There is profound hope in that progression. You do not have to see the entire path before taking the first step. Moses did not receive a detailed blueprint of every wilderness challenge. He received a calling and a promise of presence. That was enough to begin.
Presence remains the central promise today. God with us. Strength in weakness. Grace in insufficiency. That reality changes the way we interpret our limitations. Instead of viewing them as barriers to divine use, we can begin to see them as reminders of dependence.
Dependence is not a defect. It is the design of faith.
The trembling voice that speaks becomes evidence of partnership. It declares that calling is not self-generated. It is God-initiated and God-sustained. When people see strength emerging from visible frailty, they witness something beyond human capacity.
Perhaps that is why Scripture repeatedly highlights flawed individuals. Their stories remove any illusion that greatness belongs only to the naturally gifted. They remind us that destiny is intertwined with grace.
If you have ever felt disqualified because of how you speak, how you lead, how you present yourself, or how you struggle internally, consider Moses standing barefoot before a burning bush. Consider a young boy struggling to form sentences who would later command screens with his voice. Consider a singer whose stutter paused conversations but whose songs flowed freely. These are not fairy tales. They are testimonies.

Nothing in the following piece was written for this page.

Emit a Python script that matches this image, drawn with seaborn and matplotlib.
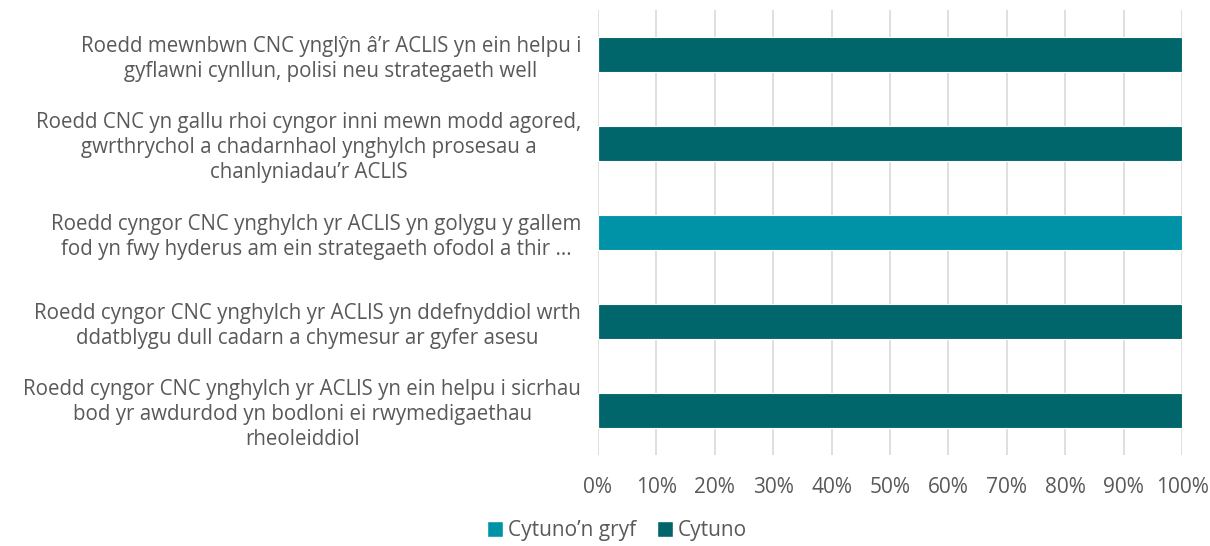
import pandas as pd
import numpy as np
import matplotlib.pyplot as plt
import seaborn as sns
from matplotlib.patches import Patch

# Categories, top to bottom as they appear in the chart
categories = [
    "Roedd mewnbwn CNC ynglŷn â’r ACLlS yn ein helpu i\ngyflawni cynllun, polisi neu strategaeth well",
    "Roedd CNC yn gallu rhoi cyngor inni mewn modd agored,\ngwrthrychol a chadarnhaol ynghylch prosesau a\nchanlyniadau’r ACLlS",
    "Roedd cyngor CNC ynghylch yr ACLlS yn golygu y gallem\nfod yn fwy hyderus am ein strategaeth ofodol a thir ...",
    "Roedd cyngor CNC ynghylch yr ACLlS yn ddefnyddiol wrth\nddatblygu dull cadarn a chymesur ar gyfer asesu",
    "Roedd cyngor CNC ynghylch yr ACLlS yn ein helpu i sicrhau\nbod yr awdurdod yn bodloni ei rwymedigaethau\nrheoleiddiol",
]
series = ["Cytuno’n gryf", "Cytuno"]
cytuno_n_gryf = [0, 0, 100, 0, 0]
cytuno = [100, 100, 0, 100, 100]
colors = {"Cytuno’n gryf": "#0092A6", "Cytuno": "#00666B"}

df = pd.DataFrame({"category": categories, "gryf": cytuno_n_gryf, "cytuno": cytuno})
df["total"] = df["gryf"] + df["cytuno"]

sns.set_style("white")
plt.rcParams['font.family'] = ['Open Sans', 'DejaVu Sans']
text_color = "#595959"

fig, ax = plt.subplots(figsize=(12.1, 5.46), dpi=100)
fig.subplots_adjust(left=0.494, right=0.977, top=0.982, bottom=0.167)

# stacked: draw cumulative total first, then the first segment on top
sns.barplot(data=df, x="total", y="category", order=categories, color=colors["Cytuno"],
            width=0.4, saturation=1, ax=ax, edgecolor="white", linewidth=0.8)
sns.barplot(data=df, x="gryf", y="category", order=categories, color=colors["Cytuno’n gryf"],
            width=0.4, saturation=1, ax=ax, edgecolor="white", linewidth=0.8)

ax.set_xlim(0, 100)
ax.set_ylim(len(categories) - 0.5, -0.5)
ax.set_xticks(np.arange(0, 101, 10))
ax.set_xticklabels([f"{v}%" for v in range(0, 101, 10)], fontsize=15, color=text_color)
ax.set_yticks(range(len(categories)))
ax.set_yticklabels(categories, fontsize=14.8, color=text_color, multialignment="center",
                   linespacing=1.25)
ax.tick_params(axis="x", length=0, pad=16)
ax.tick_params(axis="y", length=0, pad=12)
ax.set_xlabel("")
ax.set_ylabel("")
ax.xaxis.grid(True, color="#D9D9D9", linewidth=1.2)
ax.set_axisbelow(True)
for s in ax.spines.values():
    s.set_visible(False)

handles = [Patch(facecolor=colors[s], label=s) for s in series]
fig.legend(handles=handles, loc="center", bbox_to_anchor=(0.51, 0.028), ncol=2, frameon=False,
           fontsize=15, labelcolor=text_color, handlelength=0.75, handleheight=0.75,
           handletextpad=0.25, columnspacing=1.0)

fig.savefig("out.png", dpi=100)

The question is not whether weakness exists. It does. The question is whether weakness will have the final word. In the Kingdom of God, it does not. Faith has the final word. Grace has the final word. Obedience has the final word.
Your trembling does not disqualify you. It may be the very soil in which courage grows. It may be the evidence that you are standing on the edge of something meaningful. It may be the reminder that the outcome will not depend solely on you.
Moses’ voice may have shaken at first, but history remembers the deliverance more than the hesitation. The same pattern can unfold in every life surrendered to God.